=== Collected data ===

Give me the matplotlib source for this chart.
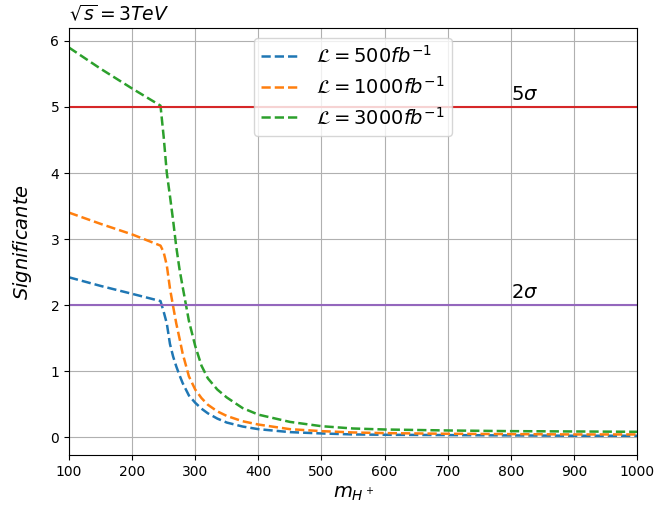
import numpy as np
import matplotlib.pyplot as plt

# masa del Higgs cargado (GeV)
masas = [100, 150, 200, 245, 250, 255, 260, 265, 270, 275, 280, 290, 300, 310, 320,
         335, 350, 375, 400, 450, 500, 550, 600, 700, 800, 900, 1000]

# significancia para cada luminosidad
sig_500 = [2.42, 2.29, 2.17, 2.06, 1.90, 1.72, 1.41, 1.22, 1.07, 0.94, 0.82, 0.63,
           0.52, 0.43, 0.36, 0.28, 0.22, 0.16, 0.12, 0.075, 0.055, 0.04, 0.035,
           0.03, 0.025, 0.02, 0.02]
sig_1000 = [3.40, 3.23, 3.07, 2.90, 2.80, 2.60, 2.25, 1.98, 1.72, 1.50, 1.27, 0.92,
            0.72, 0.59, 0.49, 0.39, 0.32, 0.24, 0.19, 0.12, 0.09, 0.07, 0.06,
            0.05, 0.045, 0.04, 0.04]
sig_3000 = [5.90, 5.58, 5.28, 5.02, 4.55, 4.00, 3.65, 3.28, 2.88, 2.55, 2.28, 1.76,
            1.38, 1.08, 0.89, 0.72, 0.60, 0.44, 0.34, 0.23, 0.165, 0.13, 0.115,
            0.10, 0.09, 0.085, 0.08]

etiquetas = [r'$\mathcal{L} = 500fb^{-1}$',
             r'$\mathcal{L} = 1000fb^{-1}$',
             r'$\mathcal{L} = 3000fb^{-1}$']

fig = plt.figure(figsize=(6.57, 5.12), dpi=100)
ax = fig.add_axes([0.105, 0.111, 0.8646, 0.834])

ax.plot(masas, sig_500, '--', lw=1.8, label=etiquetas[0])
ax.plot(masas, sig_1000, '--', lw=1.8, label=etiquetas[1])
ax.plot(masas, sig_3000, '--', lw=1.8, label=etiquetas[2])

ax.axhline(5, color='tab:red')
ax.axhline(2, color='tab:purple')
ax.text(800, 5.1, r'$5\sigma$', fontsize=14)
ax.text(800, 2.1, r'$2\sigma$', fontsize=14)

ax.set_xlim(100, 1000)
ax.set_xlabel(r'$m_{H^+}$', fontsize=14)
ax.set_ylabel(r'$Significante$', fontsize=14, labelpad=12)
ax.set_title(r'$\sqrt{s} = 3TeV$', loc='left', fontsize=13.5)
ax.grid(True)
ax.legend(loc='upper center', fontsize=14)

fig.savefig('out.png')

=== Brief ===
Reproduce exactly the run of lines that opens the listing and closes with the line holding "ax.legend(loc='upper center', fontsize=14)". Pictures are excluded.

=== Correct result ===
Give me the matplotlib source for this chart.
import numpy as np
import matplotlib.pyplot as plt

# masa del Higgs cargado (GeV)
masas = [100, 150, 200, 245, 250, 255, 260, 265, 270, 275, 280, 290, 300, 310, 320,
         335, 350, 375, 400, 450, 500, 550, 600, 700, 800, 900, 1000]

# significancia para cada luminosidad
sig_500 = [2.42, 2.29, 2.17, 2.06, 1.90, 1.72, 1.41, 1.22, 1.07, 0.94, 0.82, 0.63,
           0.52, 0.43, 0.36, 0.28, 0.22, 0.16, 0.12, 0.075, 0.055, 0.04, 0.035,
           0.03, 0.025, 0.02, 0.02]
sig_1000 = [3.40, 3.23, 3.07, 2.90, 2.80, 2.60, 2.25, 1.98, 1.72, 1.50, 1.27, 0.92,
            0.72, 0.59, 0.49, 0.39, 0.32, 0.24, 0.19, 0.12, 0.09, 0.07, 0.06,
            0.05, 0.045, 0.04, 0.04]
sig_3000 = [5.90, 5.58, 5.28, 5.02, 4.55, 4.00, 3.65, 3.28, 2.88, 2.55, 2.28, 1.76,
            1.38, 1.08, 0.89, 0.72, 0.60, 0.44, 0.34, 0.23, 0.165, 0.13, 0.115,
            0.10, 0.09, 0.085, 0.08]

etiquetas = [r'$\mathcal{L} = 500fb^{-1}$',
             r'$\mathcal{L} = 1000fb^{-1}$',
             r'$\mathcal{L} = 3000fb^{-1}$']

fig = plt.figure(figsize=(6.57, 5.12), dpi=100)
ax = fig.add_axes([0.105, 0.111, 0.8646, 0.834])

ax.plot(masas, sig_500, '--', lw=1.8, label=etiquetas[0])
ax.plot(masas, sig_1000, '--', lw=1.8, label=etiquetas[1])
ax.plot(masas, sig_3000, '--', lw=1.8, label=etiquetas[2])

ax.axhline(5, color='tab:red')
ax.axhline(2, color='tab:purple')
ax.text(800, 5.1, r'$5\sigma$', fontsize=14)
ax.text(800, 2.1, r'$2\sigma$', fontsize=14)

ax.set_xlim(100, 1000)
ax.set_xlabel(r'$m_{H^+}$', fontsize=14)
ax.set_ylabel(r'$Significante$', fontsize=14, labelpad=12)
ax.set_title(r'$\sqrt{s} = 3TeV$', loc='left', fontsize=13.5)
ax.grid(True)
ax.legend(loc='upper center', fontsize=14)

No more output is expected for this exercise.